Ask Eartha: Where did the food for the harvest dinner come from? |

Ask Eartha: Where did the food for the harvest dinner come from?

Eartha Steward
Ask Eartha
Frisco Prime hosted High Country Conservation Center's Harvest Dinner on Tuesday.
Courtesy Frisco Prime

Hey Eartha,

The food was incredibly prepared by chef Vinny at High Country Conservation Center’s (HC3) Harvest Dinner this past Tuesday, but I want to know where it all came from! How do I get in touch with all the local farms that donated?

Missy, Dillon

Hey Missy,

I am so glad you enjoyed HC3’s Harvest Dinner at Frisco Prime this Tuesday — it was scrumptious indeed. As a “locavore” myself, I greatly appreciate your support of HC3 and local food through this meal. Understanding how food is grown and sourced is essential for the health of the environment and community. For this year’s four-course meal, all donated food and table favors came from local farm stands at the Dillon and Vail Farmers’ markets and other summit county businesses.

Sourcing food locally benefits the community in many ways:

Supports the local economy

Reduces greenhouse gas emissions with less transport of food (The average commute of a veggie in the United States is 1,500 miles!)

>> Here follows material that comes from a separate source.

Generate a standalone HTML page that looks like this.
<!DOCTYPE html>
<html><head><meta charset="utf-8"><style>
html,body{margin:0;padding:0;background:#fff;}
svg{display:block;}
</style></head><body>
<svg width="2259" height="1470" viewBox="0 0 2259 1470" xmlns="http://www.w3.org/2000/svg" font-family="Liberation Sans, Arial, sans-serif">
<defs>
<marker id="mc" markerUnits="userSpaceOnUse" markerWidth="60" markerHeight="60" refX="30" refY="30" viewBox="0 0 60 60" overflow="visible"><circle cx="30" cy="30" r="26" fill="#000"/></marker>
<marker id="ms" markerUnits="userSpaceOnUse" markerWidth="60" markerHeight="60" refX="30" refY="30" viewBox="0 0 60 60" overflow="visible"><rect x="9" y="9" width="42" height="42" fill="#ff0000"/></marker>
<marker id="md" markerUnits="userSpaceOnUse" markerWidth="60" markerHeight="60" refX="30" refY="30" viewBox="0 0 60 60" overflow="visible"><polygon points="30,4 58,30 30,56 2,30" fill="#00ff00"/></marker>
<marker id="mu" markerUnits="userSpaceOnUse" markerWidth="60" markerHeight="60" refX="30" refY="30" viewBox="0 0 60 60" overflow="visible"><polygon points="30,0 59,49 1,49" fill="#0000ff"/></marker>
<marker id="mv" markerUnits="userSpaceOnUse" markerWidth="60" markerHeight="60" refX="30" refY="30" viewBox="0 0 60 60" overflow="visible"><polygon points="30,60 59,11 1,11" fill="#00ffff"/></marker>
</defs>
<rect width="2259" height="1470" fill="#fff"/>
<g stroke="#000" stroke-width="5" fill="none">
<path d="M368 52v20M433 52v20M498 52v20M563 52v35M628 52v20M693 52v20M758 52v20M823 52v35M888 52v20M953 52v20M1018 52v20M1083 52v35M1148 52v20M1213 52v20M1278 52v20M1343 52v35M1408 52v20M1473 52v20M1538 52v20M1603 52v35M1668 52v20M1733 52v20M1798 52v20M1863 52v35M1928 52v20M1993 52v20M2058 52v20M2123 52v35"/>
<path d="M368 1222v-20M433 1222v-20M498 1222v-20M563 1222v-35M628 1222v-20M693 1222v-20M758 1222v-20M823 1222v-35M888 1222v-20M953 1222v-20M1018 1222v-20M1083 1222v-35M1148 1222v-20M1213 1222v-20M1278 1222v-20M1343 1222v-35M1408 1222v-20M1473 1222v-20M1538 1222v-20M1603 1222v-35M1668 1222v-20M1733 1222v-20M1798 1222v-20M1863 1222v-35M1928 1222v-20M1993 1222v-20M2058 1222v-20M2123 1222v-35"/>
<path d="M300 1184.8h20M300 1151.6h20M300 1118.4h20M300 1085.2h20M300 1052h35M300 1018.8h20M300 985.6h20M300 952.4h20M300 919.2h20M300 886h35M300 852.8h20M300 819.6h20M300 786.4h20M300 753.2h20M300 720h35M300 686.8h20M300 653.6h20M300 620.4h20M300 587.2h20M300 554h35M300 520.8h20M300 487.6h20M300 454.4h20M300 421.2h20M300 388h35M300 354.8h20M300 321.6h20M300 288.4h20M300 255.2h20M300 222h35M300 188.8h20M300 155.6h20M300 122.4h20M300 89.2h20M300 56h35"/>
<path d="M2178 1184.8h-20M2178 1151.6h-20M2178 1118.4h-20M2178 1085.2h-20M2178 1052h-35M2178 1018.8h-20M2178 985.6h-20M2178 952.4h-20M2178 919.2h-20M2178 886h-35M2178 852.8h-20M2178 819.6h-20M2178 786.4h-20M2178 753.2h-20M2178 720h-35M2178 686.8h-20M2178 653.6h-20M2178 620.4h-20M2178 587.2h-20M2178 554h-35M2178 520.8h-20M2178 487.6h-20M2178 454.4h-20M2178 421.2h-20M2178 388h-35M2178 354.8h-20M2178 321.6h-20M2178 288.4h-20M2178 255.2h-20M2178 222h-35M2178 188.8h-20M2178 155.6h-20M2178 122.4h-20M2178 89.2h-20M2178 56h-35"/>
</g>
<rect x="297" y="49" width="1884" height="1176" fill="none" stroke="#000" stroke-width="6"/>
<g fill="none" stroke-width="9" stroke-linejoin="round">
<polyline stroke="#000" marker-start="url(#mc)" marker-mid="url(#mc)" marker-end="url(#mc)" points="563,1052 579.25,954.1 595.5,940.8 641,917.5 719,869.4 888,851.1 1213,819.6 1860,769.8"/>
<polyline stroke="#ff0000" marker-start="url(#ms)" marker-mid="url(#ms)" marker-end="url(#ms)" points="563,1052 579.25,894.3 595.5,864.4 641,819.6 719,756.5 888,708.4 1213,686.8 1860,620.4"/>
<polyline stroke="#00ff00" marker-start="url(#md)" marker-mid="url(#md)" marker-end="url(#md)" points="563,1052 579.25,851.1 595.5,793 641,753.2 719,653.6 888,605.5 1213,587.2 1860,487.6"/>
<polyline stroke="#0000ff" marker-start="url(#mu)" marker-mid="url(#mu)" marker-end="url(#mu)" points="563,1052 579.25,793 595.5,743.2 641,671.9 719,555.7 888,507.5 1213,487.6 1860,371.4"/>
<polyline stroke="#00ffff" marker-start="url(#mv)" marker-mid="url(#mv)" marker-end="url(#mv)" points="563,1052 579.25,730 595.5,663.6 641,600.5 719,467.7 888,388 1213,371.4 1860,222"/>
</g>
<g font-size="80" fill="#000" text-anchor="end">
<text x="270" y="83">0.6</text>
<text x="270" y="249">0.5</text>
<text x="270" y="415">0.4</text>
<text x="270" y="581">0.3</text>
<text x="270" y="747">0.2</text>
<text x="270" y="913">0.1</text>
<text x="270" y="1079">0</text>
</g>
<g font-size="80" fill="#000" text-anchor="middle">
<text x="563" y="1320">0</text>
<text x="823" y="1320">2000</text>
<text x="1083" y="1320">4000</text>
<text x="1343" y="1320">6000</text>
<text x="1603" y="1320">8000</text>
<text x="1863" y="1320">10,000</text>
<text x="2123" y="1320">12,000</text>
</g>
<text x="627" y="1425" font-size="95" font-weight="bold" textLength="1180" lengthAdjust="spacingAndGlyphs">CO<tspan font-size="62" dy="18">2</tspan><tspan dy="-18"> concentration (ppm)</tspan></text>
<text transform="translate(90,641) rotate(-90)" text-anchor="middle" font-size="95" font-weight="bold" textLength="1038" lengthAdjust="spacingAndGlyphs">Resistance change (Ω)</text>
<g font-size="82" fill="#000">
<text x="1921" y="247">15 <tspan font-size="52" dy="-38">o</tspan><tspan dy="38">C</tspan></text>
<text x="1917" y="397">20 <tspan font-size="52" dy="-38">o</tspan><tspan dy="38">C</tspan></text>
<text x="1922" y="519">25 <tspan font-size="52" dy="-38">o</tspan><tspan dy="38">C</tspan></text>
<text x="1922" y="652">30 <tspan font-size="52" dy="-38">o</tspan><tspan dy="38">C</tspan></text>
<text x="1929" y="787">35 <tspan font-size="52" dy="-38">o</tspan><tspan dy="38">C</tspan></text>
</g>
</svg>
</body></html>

Local foods, when freshly harvested, are more nutritious

Many locavores, gardeners and chefs attest that local food tastes better

Local foods spur culinary creativity

Many thanks to local partners for their contribution in over $2,700 worth of foods and gifts. This four-course harvest meal included bread, soup or salad, a choice of two appetizers, four different entrée selections and a variety of dessert options. For example, arugula for the salad came from Trout Creek Farms. Chef Vinny made Centenial Cuts’s local and sustainable ground beef into a delicious meatball. Wag’s World Orchards, Uncle John’s Farm Stands and Miller Farms contributed greenbeans, potatoes, onions, squash and peppers, making for a delicious vegetarian entrée as well as the veg du jour. Several diners raved about the freshness of the Two Mile Creek habanero jelly-marinated salmon with a roasted pepper and corn sucotash. The salmon is sustainably fished in Norway and transported by local farmers’ market vendor Eagle Smoked Salmon. Our longest standing partner, Vail Meat Co. donated again this year highlighting two delicious main courses: braised short rib and chicken fricasse.

Missy, as you know, the local love does not stop at the entrée. Blue Moon Bakery donated the carrot cake, Clint’s Bakery donated the blueberry buckle, Keystone Hospitality group donated a chocolate torte and Sustainabutter’s cashew-nut butter was blended to make a delicious ice cream!

For an entire list of local partners, and their websites, visit HC3’s harvest dinner event page at

The event could not take place without creativity and hard work of chef Vinny and Prime’s entire culinary team and serving staff. Chef Vinny Monarca holds his two restaurants, Vinny’s & Frisco Prime, to the highest standards using the freshest organic produce and locally-sourced ingredients free of hormones and antibiotics.

Thanks for asking about the local farmers, Missy! Their hard work supporting sustainable food practices is inspiration for HC3 to carry out their mission to promote practical solutions for waste reduction and resource conservation in our mountain community.